Amidst negativity that has gripped the realty market in Singapore ever since new cooling measures were announced, Pandan Valley condo has set a new record in terms of the asking price.
As the property gears up for a fresh attempt at collective sale, the owners have settled on a record reserve price of S$2.6 billion.
Market watchers in Singapore suggest that the whopping price tag set during a EOGM on 8th September shall be a new benchmark as far as the asking price for large en bloc sale goes.
If the en bloc sale materializes, the owners would see their bank accounts swell by S$4.2 million each for the site that encompasses an area of 865,000 sq ft.
More than 300 residents of Pandan Valley holding over 40% of the property’s share value attended EOGM.
Among the attendees more than 66% had voted for S$ 2.6 billion reserve price while 11% of the attendees wanted the price to be S$2.86 billion.
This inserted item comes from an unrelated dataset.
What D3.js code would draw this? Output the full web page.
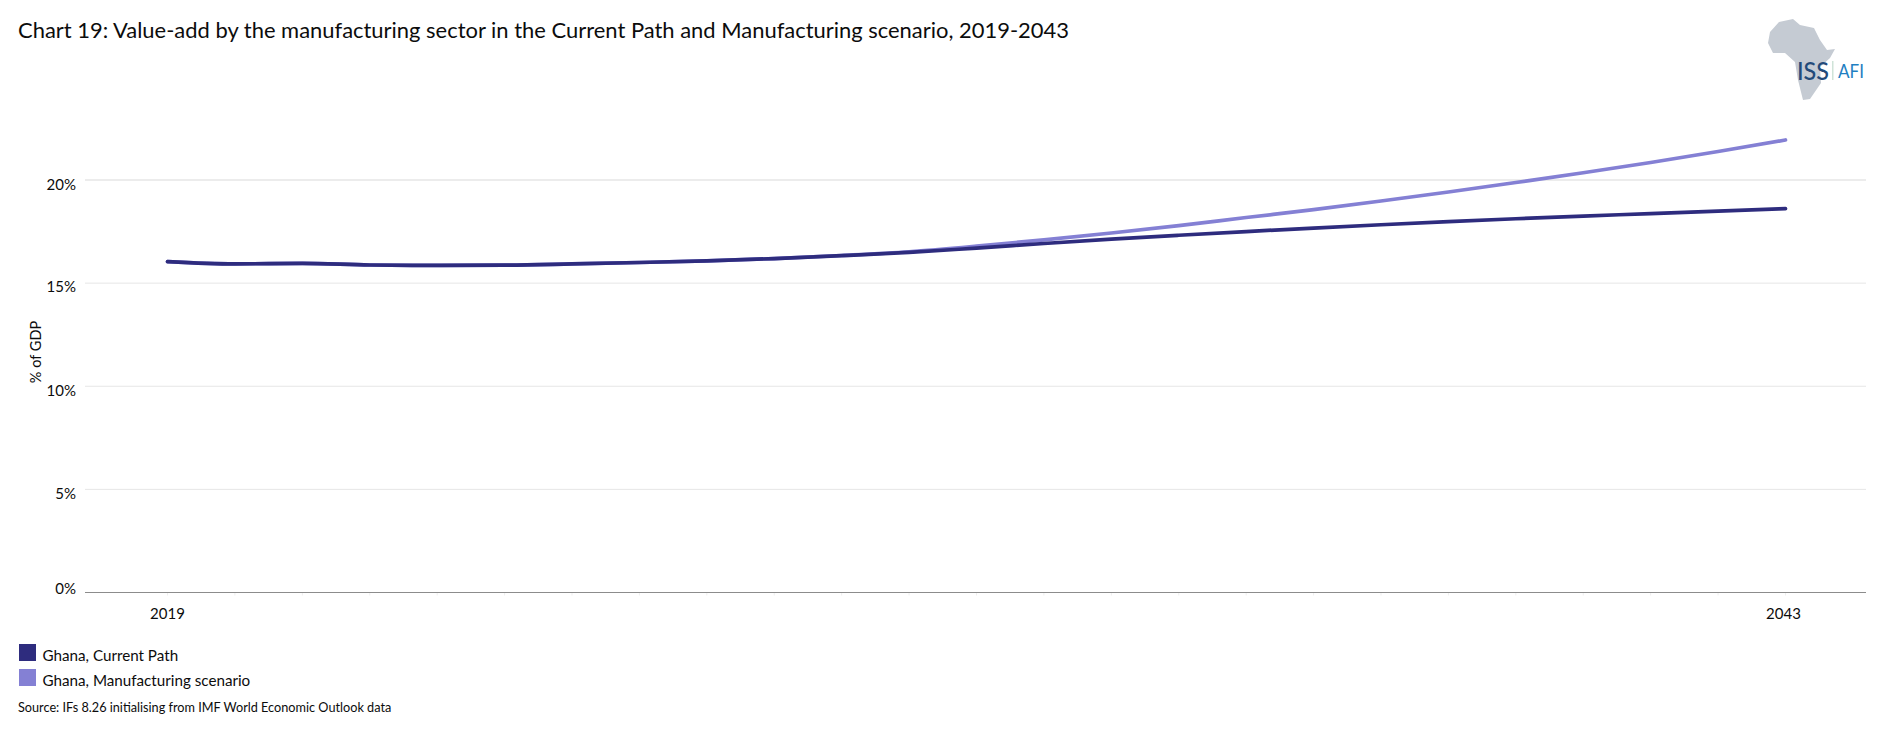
<!DOCTYPE html>
<html><head><meta charset="utf-8">
<script src="https://cdn.jsdelivr.net/npm/d3@7/dist/d3.min.js"></script>
<style>
html,body{margin:0;padding:0;background:#fff;overflow:hidden}
svg{display:block}
text{font-family:Lato,"Open Sans",sans-serif;fill:#0c0c0c}
</style></head><body><svg id="c" width="1880" height="739"></svg>
<script>
const titleText="Chart 19: Value-add by the manufacturing sector in the Current Path and Manufacturing scenario, 2019-2043";
const sourceText="Source: IFs 8.26 initialising from IMF World Economic Outlook data";
const yAxisLabel="% of GDP";
const years=[2019,2020,2021,2022,2023,2024,2025,2026,2027,2028,2029,2030,2031,2032,2033,2034,2035,2036,2037,2038,2039,2040,2041,2042,2043];
const currentPath=[16.04,15.93,15.96,15.88,15.86,15.87,15.93,16.00,16.08,16.19,16.33,16.49,16.70,16.92,17.13,17.32,17.50,17.67,17.83,17.98,18.12,18.25,18.37,18.49,18.61];
const manufacturing=[16.04,15.93,15.96,15.88,15.86,15.87,15.93,16.00,16.08,16.19,16.34,16.52,16.79,17.10,17.43,17.79,18.18,18.56,18.98,19.42,19.88,20.35,20.85,21.38,21.94];
const yTicks=[0,5,10,15,20];
const xLabels=[2019,2043];
const legendNames=["Ghana, Current Path","Ghana, Manufacturing scenario"];
const colors=["#2e2c7e","#8480d4"];

const svg=d3.select("#c");
const x=d3.scaleLinear().domain([2019,2043]).range([167.5,1785.5]);
const y=d3.scaleLinear().domain([0,20]).range([592.5,180]);

// gridlines + y labels
const yAxis=d3.axisLeft(y).tickValues(yTicks).tickSize(0).tickPadding(0).tickFormat(d=>d+"%");
const gy=svg.append("g").attr("transform","translate(76,0)").call(yAxis);
gy.select(".domain").remove();
gy.selectAll("text").attr("dy",null).attr("y",d=>d===0?0.5:d===15?8:d===20?9:9)
  .style("font-size","15px").style("font-family","Lato");
svg.append("g").selectAll("line").data(yTicks.filter(d=>d>0)).join("line")
  .attr("x1",85).attr("x2",1866).attr("y1",d=>y(d)).attr("y2",d=>y(d))
  .attr("stroke","#e6e6e6").attr("stroke-width",d=>d===20?1.6:1);

// x axis
const gx=svg.append("g").attr("transform",`translate(0,${y(0)})`);
gx.selectAll("line.t").data(years).join("line").attr("class","t")
  .attr("x1",d=>x(d)).attr("x2",d=>x(d)).attr("y1",0).attr("y2",3).attr("stroke","#efefef");
gx.append("line").attr("x1",85).attr("x2",1866).attr("stroke","#8c8c8c").attr("stroke-width",1.2);
gx.selectAll("text").data(xLabels).join("text").attr("x",d=>x(d)+(d===2019?0:-2)).attr("y",26.5)
  .attr("text-anchor","middle").style("font-size","15px").text(d=>d);

// lines
const line=d3.line().x((d,i)=>x(years[i])).y(d=>y(d)).curve(d3.curveMonotoneX);
[manufacturing,currentPath].forEach((s,i)=>{
  svg.append("path").datum(s).attr("d",line).attr("fill","none")
    .attr("stroke",colors[1-i]).attr("stroke-width",3.7).attr("stroke-linecap","round");
});

// title
svg.append("text").attr("x",18).attr("y",38).style("font-size","20.5px").attr("textLength",1051).attr("lengthAdjust","spacingAndGlyphs").text(titleText);
// y title
svg.append("text").attr("transform","translate(41,352) rotate(-90)").attr("text-anchor","middle").style("font-size","14.5px").text(yAxisLabel);
// legend
const lg=svg.append("g").selectAll("g").data(legendNames).join("g").attr("transform",(d,i)=>`translate(19,${644+i*25})`);
lg.append("rect").attr("width",17).attr("height",17).attr("fill",(d,i)=>colors[i]);
lg.append("text").attr("x",23.5).attr("y",17).style("font-size","15.2px").text(d=>d);
// source
svg.append("text").attr("x",18).attr("y",711.5).style("font-size","12.7px").text(sourceText);

// logo
const logo=svg.append("g");
logo.append("path").attr("fill","#c5cbd3").attr("d","M1779 22 L1793 19 L1800 25 L1814 28 L1820 40 L1827 50 L1835 49 L1830 58 L1820 67 L1821 83 L1810 99 L1803 100 L1798 80 L1795 62 L1785 53 L1773 53 L1768 43 L1770 32 Z");
logo.append("text").attr("x",1797).attr("y",79.5).style("font-size","25px").style("font-weight","500").style("fill","#234a7a").attr("textLength",32).attr("lengthAdjust","spacingAndGlyphs").text("ISS");
logo.append("rect").attr("x",1832).attr("y",61).attr("width",1.5).attr("height",19).attr("fill","#cfe3d8");
logo.append("text").attr("x",1838).attr("y",78).style("font-size","19px").style("font-weight","400").style("fill","#1f7fc2").attr("textLength",26).attr("lengthAdjust","spacingAndGlyphs").text("AFI");
</script></body></html>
8% of the owners were who were filled in with enthusiasm wanted the asking price to be fixed at S$3 billion.
In the same meeting 84% of the attendees gave their consent to terms and conditions that were set for collective sale.
It must be mentioned that clauses on apportion and distribution of the sale proceeds are yet to be finalized by the owners.
A third EOGM has been slated for the month of November where the Collective Sale Committee of Pandan Valley shall put forward the proposal on apportion before the process of collecting signatures begin.
Learn More about En Bloc Sale Process
Mandarin Gardens held the previous record in terms of reserve price which was S$2.48 billion.
The 1,006 apartment-unit development located along the East Coast is in the process of acquiring the minimum 80% consent required for collective sale.
The only other property that clocked the S$2 billion price mark was Braddell View, the ex-HUDC estate which has an asking price of S$2 billion which houses 918 apartment units with an area of 1.124 million sq ft.
Apart from these other properties that have breached the billion-dollar mark include Holland-Bukit Timah’s Pine Grove which is in the close vicinity of Pandan Valley and has been listed for sale at a reserve price of S$1.72 billion.
While Hillview Area’s The Dairy Farm is trying to lure developers for S$1.68 billion.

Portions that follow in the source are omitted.